Bilans d’aménagement, entre réalité comptable et vision politique

Aujourd’hui, la question posée par la rédaction de « Tous Urbains » nous interpelle : peut-on vraiment faire confiance aux bilans d’aménagement ? Depuis des années, beaucoup plaident pour une transparence totale des bilans d’aménagement, convaincu que leur élaboration relève autant de la politique, au sens le plus noble du terme, que de la comptabilité. Mais ces bilans ne sont pas que des tableaux de chiffres… ils façonnent notre perception du monde et influencent les décisions qui touchent la vie sociale et urbaine de millions de personnes. Ainsi, aborder les bilans d’aménagement nécessite de penser différemment, de sortir des sentiers battus tout en ouvrant cette fameuse boîte noire. Car comprendre un bilan, c’est aussi comprendre les visions du monde qui sous-tendent les politiques publiques. Le point sur le sujet avec Carlos de Matos du Groupe Saint-Germain !

Qu’est-ce qu’un bilan d’aménagement ?

Comprendre un bilan d’aménagement, c’est un peu comme décoder la boîte noire d’un avion après un vol. Sauf qu’ici, le vol, c’est le développement d’un projet d’urbanisme, et la boîte noire, c’est ce document qui recense toutes les dépenses et recettes prévues pour ce projet. Selon le Cerema, ce bilan est le véritable tableau de bord du projet, indispensable tant pour l’aménageur que pour la collectivité qui doit en maîtriser chaque détail.

Mais concrètement, qu’est-ce qu’un bilan d’aménagement influence ? D’abord, il permet de lancer l’opération. Pour une zone d’aménagement concerté, par exemple, il fait partie du dossier de réalisation et sert de feu vert pour démarrer les travaux. Ensuite, il fixe le cadre de la programmation : combien de logements, de bureaux, de commerces ou d’espaces verts verront le jour ? Quels seront leurs prix ? Qui habitera ces lieux ? Toutes ces questions trouvent leurs réponses dans ce bilan prévisionnel, qui équilibre les coûts et les bénéfices attendus jusqu’à la fin du projet.

Le bilan d’aménagement va même plus loin en influençant l’écriture urbaine du projet. Il définit la densité de la construction, balance entre lots bâtis et espaces publics, et décide même de la hauteur des immeubles. Ce n’est donc pas seulement un outil de gestion financière ; c’est un véritable instrument de création urbaine !
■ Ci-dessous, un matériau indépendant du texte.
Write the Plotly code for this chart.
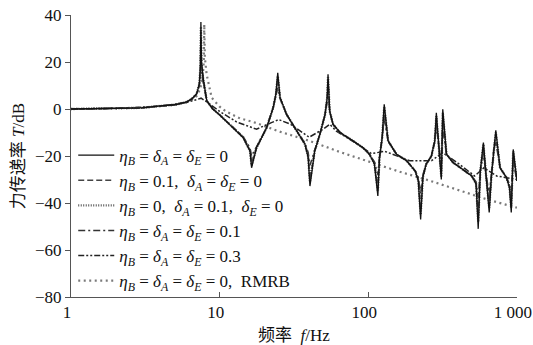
import plotly.graph_objects as go

# ---------------- data ----------------
freq = [1, 2, 3, 4, 5, 6, 6.5, 7, 7.3, 7.42, 7.48, 7.55, 7.75, 8.2, 9, 10, 11.7, 14.4, 16.0, 16.4,
        17.7, 20.7, 22.9, 23.9, 24.6, 25.5, 28.2, 32.9, 37.5, 39.4, 40.5, 43.6, 47.2, 51.2, 52.9, 53.6,
        55, 57.9, 64.5, 79, 92.3, 102, 110, 116, 119, 124, 128, 136, 155, 181, 207, 217, 225, 233,
        245, 266, 280, 287, 299, 310, 317, 336, 372, 434, 497, 531, 549, 567, 595, 619, 651, 675,
        700, 721, 770, 851, 891, 916, 944, 1000]

T_undamped = [0, 0.2, 0.5, 1.3, 1.8, 3, 4.3, 6.4, 10.6, 18, 37, 20, 13, 3.4, 0, -2.5, -6.5, -12.2, -18, -25,
              -16.5, -8, 0.5, 6.4, 15.4, 4.8, -2.3, -9.4, -15, -20.7, -32.8, -17.9, -10.8, -2.3, 4.8, 14.8,
              -0.9, -6.5, -10, -13.6, -16.5, -19.3, -23.5, -37, -20.7, -12.2, 2, -13.6, -19.3, -22, -26.4, -30.6, -47, -29,
              -23.5, -20, -13.6, -1.6, -16.5, -30, -0.1, -19.3, -22.8, -25.7, -28.5, -32, -51, -26.4, -14.3, -27.8, -44, -27.8,
              -16.5, -9.1, -25, -29.2, -33.5, -44, -17.2, -30.6]

T_etaB01 = [0, 0.2, 0.5, 1.3, 1.8, 3, 4.3, 6.4, 10.6, 17, 33, 19, 12.5, 3.4, 0, -2.5, -6.5, -12, -17.5, -23,
            -16.5, -8, 0.5, 6, 13, 4.8, -2.3, -9.4, -15, -20, -30, -17.9, -10.8, -2.3, 4.5, 12.5,
            -0.9, -6.5, -10, -13.6, -16.5, -19.3, -23, -34, -20.7, -12.2, 0, -13.6, -19.3, -22, -26.4, -30, -43, -29,
            -23.5, -20, -13.6, -4, -16.5, -28, -3, -19.3, -22.8, -25.7, -28.5, -31.5, -46, -26.4, -16, -27.8, -41, -27.8,
            -16.5, -11, -25, -29.2, -33, -41, -19, -30.6]

T_deltaA01 = [0, 0.2, 0.5, 1.3, 1.8, 3, 4.3, 6.4, 10.6, 17.5, 35, 19.5, 12.8, 3.4, 0, -2.5, -6.5, -12, -17.8, -24,
              -16.5, -8, 0.5, 6.2, 14, 4.8, -2.3, -9.4, -15, -20.3, -31, -17.9, -10.8, -2.3, 4.6, 13.5,
              -0.9, -6.5, -10, -13.6, -16.5, -19.3, -23.2, -35, -20.7, -12.2, 1, -13.6, -19.3, -22, -26.4, -30.3, -45, -29,
              -23.5, -20, -13.6, -3, -16.5, -29, -1.5, -19.3, -22.8, -25.7, -28.5, -31.8, -48, -26.4, -15, -27.8, -42, -27.8,
              -16.5, -10, -25, -29.2, -33.2, -42, -18, -30.6]

T_all01 = [0, 0.2, 0.5, 1.3, 1.8, 3, 4.3, 6.3, 10, 14, 24, 15, 11, 3.3, 0, -2.5, -6.5, -11.8, -16.5, -20,
           -16, -8, 0.4, 5, 9, 4.5, -2.3, -9.4, -14.5, -18.5, -24, -17.5, -10.8, -2.5, 3, 8,
           -1, -6.5, -10, -13.6, -16.5, -19.3, -22.5, -28, -20.7, -12.5, -4, -13.8, -19.3, -22, -26.4, -29, -36, -28,
           -23.5, -20, -14, -7, -16.5, -24, -8, -19.3, -22.8, -25.7, -28.5, -31, -38, -26.4, -19, -27.8, -36, -27.8,
           -17, -14, -25, -29.2, -32, -36, -22, -30.6]

freq_03 = [1, 2, 4, 6, 7, 7.5, 8.2, 10, 13, 17.7, 22.3, 25, 30, 40, 50, 55, 61, 80, 105, 129, 190,
           266, 317, 400, 520, 600, 730, 1000]
T_all03 = [0, 0.2, 1.2, 2.8, 4, 4.6, 3, -1, -5.5, -8.6, -5.8, -4.5, -6.5, -12, -8.5, -6.5, -9.4, -14, -19, -18, -22,
           -22, -18.6, -23, -28.5, -25, -28.5, -30]

freq_rmrb = [1, 3, 5, 6, 6.5, 7, 7.4, 7.7, 7.82, 7.88, 7.95, 8.17, 8.84, 10, 11, 13.7, 16.8, 25, 40, 64.5,
             100, 159, 259, 400, 631, 1000]
T_rmrb = [0, 0.5, 1.8, 3, 4, 5.5, 8.5, 14, 20, 36, 22, 14.8, 4.8, 1, -1, -4, -5.5, -9.5, -13.5, -18.3,
          -22.3, -26.5, -30.5, -34.5, -38.5, -42]

x_tickvals = [1, 10, 100, 1000]
x_ticktext = ["1", "10", "100", "1 000"]
y_tickvals = [-80, -60, -40, -20, 0, 20, 40]
y_ticktext = ["\u221280", "\u221260", "\u221240", "\u221220", "0", "20", "40"]

EQ = "\u2005=\u2005"
CM = ",\u2002"
ETA = "<i>\u03b7</i><sub><i>B</i></sub>"
DA = "<i>\u03b4</i><sub><i>A</i></sub>"
DE = "<i>\u03b4</i><sub><i>E</i></sub>"

names = [
    ETA + EQ + DA + EQ + DE + EQ + "0",
    ETA + EQ + "0.1" + CM + DA + EQ + DE + EQ + "0",
    ETA + EQ + "0" + CM + DA + EQ + "0.1" + CM + DE + EQ + "0",
    ETA + EQ + DA + EQ + DE + EQ + "0.1",
    ETA + EQ + DA + EQ + DE + EQ + "0.3",
    ETA + EQ + DA + EQ + DE + EQ + "0" + CM + "RMRB",
]

SERIF = "Liberation Serif, Times New Roman, serif"
CJK = "Liberation Serif, Noto Sans CJK SC, serif"

fig = go.Figure()
# drawing order: bottom -> top ; legendrank keeps legend order
fig.add_trace(go.Scatter(x=freq_rmrb, y=T_rmrb, mode="lines", name=names[5], legendrank=6,
                         line=dict(color="#7a7a7a", width=2.2, dash="2px,3.5px")))
fig.add_trace(go.Scatter(x=freq_03, y=T_all03, mode="lines", name=names[4], legendrank=5,
                         line=dict(color="#222", width=1.5, dash="6px,2px,2px,2px,2px,2px")))
fig.add_trace(go.Scatter(x=freq, y=T_all01, mode="lines", name=names[3], legendrank=4,
                         line=dict(color="#333", width=1.5, dash="7px,3px,2px,3px")))
fig.add_trace(go.Scatter(x=freq, y=T_deltaA01, mode="lines", name=names[2], legendrank=3,
                         line=dict(color="#555", width=2.4, dash="1px,1.5px")))
fig.add_trace(go.Scatter(x=freq, y=T_etaB01, mode="lines", name=names[1], legendrank=2,
                         line=dict(color="#444", width=1.6, dash="6px,3px")))
fig.add_trace(go.Scatter(x=freq, y=T_undamped, mode="lines", name=names[0], legendrank=1,
                         line=dict(color="#111", width=1.3)))

axis_common = dict(showgrid=False, zeroline=False, showline=True, linecolor="#555", linewidth=1,
                   tickcolor="#555", ticklen=5, tickwidth=1, automargin=False,
                   tickfont=dict(family=SERIF, size=17, color="#111"))

fig.update_layout(
    width=533, height=345,
    margin=dict(l=71, r=16, t=15, b=48),
    paper_bgcolor="white", plot_bgcolor="white",
    showlegend=True,
    legend=dict(x=0.005, y=0.565, xanchor="left", yanchor="top",
                bgcolor="rgba(0,0,0,0)", font=dict(family=SERIF, size=17, color="#111"),
                tracegroupgap=0, itemwidth=36),
    xaxis=dict(type="log", range=[0, 3.0005], tickvals=x_tickvals, ticktext=x_ticktext,
               ticks="inside", ticklabeloverflow="allow", ticklabelshift=-4,
               title=dict(text="频率  <i>f</i>/Hz", font=dict(family=CJK, size=17, color="#111"),
                          standoff=9),
               **axis_common),
    yaxis=dict(range=[-80, 40], tickvals=y_tickvals, ticktext=y_ticktext, ticks="outside",
               title=dict(text="力传递率 <i>T</i>/dB\u2003\u2002", font=dict(family=CJK, size=17, color="#111"),
                          standoff=6),
               **axis_common),
)

fig.write_html("out.html")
Ouvrir la boîte noire des bilans d’aménagement : un impératif démocratique

Pourquoi donc s’embêter à ouvrir la boîte noire des bilans d’aménagement, vous demandez-vous ? Eh bien parce qu’il en va de la gestion transparente et équitable des fonds publics, une ressource de plus en plus précieuse et scrutée, surtout après le « quoi qu’il en coûte » de la crise Covid. Chaque euro public dépensé dans un projet d’aménagement est un euro qui n’ira pas ailleurs, que ce soit dans les écoles, les infrastructures sportives ou les programmes sociaux. Et c’est là que le bât blesse.

Financer un projet d’aménagement par des subventions publiques n’est pas juste une décision administrative ; c’est un choix politique avec de vraies implications pour les habitants d’une commune, qu’ils soient présents aujourd’hui ou demain. Et ces décisions ne devraient pas être prises à la légère ni rester dans l’ombre. Nous vous le disions, les bilans d’aménagement ne sont pas de simples documents comptables… ils sont le théâtre de ce qu’on appelle une péréquation, une sorte de redistribution des cartes entre programmes profitables et moins profitables. Par exemple, le coût des logements sociaux peut être subventionné par les profits des logements neufs ou des bureaux dans certaines zones. Cela crée une dynamique où certains projets subventionnent d’autres, et où les décisions prises impactent directement la composition sociale et économique d’un quartier.

Ensuite, il y a la question de qui paie quoi. Si un parc est financé directement par la ZAC, ce sont les nouveaux résidents qui en paient le coût via le prix de leur logement. Si c’est la ville qui prend en charge, alors tous les contribuables partagent la note. C’est une question de solidarité urbaine, et ces choix façonnent le visage de nos villes.